By Pete Wilson, Vice President for Apptio Business and General Manager for APAC, Apptio
Wednesday, 25 February, 2026


ROI doubts and data gaps erode Australian tech leaders' decision confidence

In boardrooms across the country, one question keeps surfacing: is our expanding technology budget translating into results and business value? As 75% of Australian organisations indicate that their technology budgets will increase into 2026, CTOs and technology departments face renewed pressure to convert that spend into tangible outcomes that drive business value.

However, industry confidence is in decline as technology leaders grapple with the intangibility of technology investments, with ROI uncertainties and data transparency challenges creating doubt around critical investment decisions.

Australian leaders falling behind on confidence

The findings from the Apptio 2026 Technology Investment Management Report reinforce this reality. The survey of technology leaders revealed that Australian decision-makers reported lower confidence in investment decisions compared to counterparts across Europe and the US. As many as 88% of Australian tech leaders report that ROI uncertainty alone is enough to give them pause — putting our industry at risk of falling behind the global standard.
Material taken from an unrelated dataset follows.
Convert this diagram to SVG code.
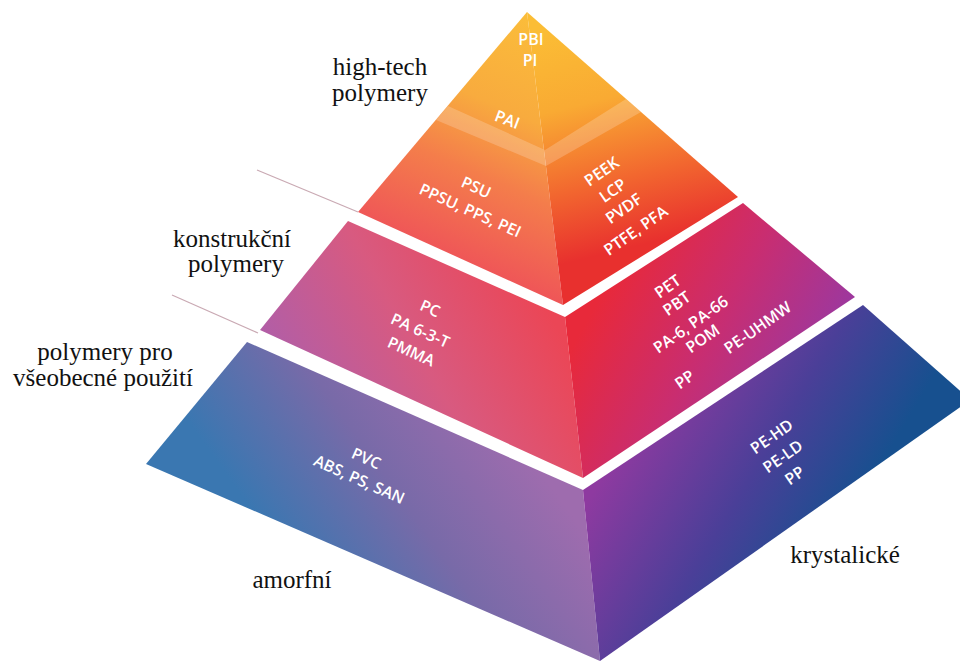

Greater accountability and transparency are needed to effectively translate technology investments into tangible business outcomes and value. When teams share a single, defensible source of truth, decisions speed up, funding follows value, and innovation scales responsibly. But many leaders in Australia still wrestle with disconnected silos or unreliable data, making it harder to realise the value their technology investments are capable of delivering.

Finance meets function: bridging cross-departmental priorities

Investment ROI is increasingly coming up in discussions, but when financial and operational insights remain fragmented, decision-making slows and executive trust erodes.

The challenge isn’t funding technology. In fact, 75% of survey respondents in Australia reported plans to increase IT and software investment in 2026. The challenge for technology leaders lies in defending and directing technology investments with clarity.

Where businesses often fall short is a lack of effective tools and frameworks to support timely assessment of investment impacts. Many organisations still rely on manual, disconnected processes that create a false sense of control without delivering meaningful insights to inform future investment decisions.

In fact, according to the research, as few as 18% of Australian organisations use a purpose-built ITFM platform to track the value of their technology investments — nearly half the global average. Instead, Australian businesses heavily favour ERP systems, with 68% of organisations continuing to operate with legacy reporting systems.

The growing gap: cloud and AI economics outpace governance

The race for widespread AI adoption to automate and innovate across organisational functions, without effective evaluative frameworks in place, risks putting Australian business confidence further behind. As businesses scale their investment into AI and supporting infrastructure to accommodate the needs of complex business networks, they risk creating inefficiencies with functional overlap. Investment in effective management forms a critical part of the preparation process for small, medium and large business operators as they look to build successful enterprises.

Even more so, as traditional planning and accountability models struggle to keep pace with consumption of AI across the business, leaders are faced with an organisational disconnect. A lack of transparency around cross-departmental investments puts businesses at risk of functional overlap, which not only creates additional costs, but risks siloed data, restricting insight into wider organisational outcomes.

Restoring confidence and credibility in technology leaders

The path forward is enterprise financial intelligence. Technology leaders must integrate an essential data layer into their operations that connects cost, usage and value across IT and finance functions to measure the real outcomes. Connecting the dots requires pragmatic steps to unify insights across the business; modernise IT financial management (ITFM) to enable greater transparency, better IT planning and faster data-backed decisions; and optimise FinOps to unlock greater cloud value and proactively govern AI innovations to drive measurable business outcomes and value.

Amid heightened spend scrutiny, organisations can realise greater value from technology investments and create a sustainable competitive advantage.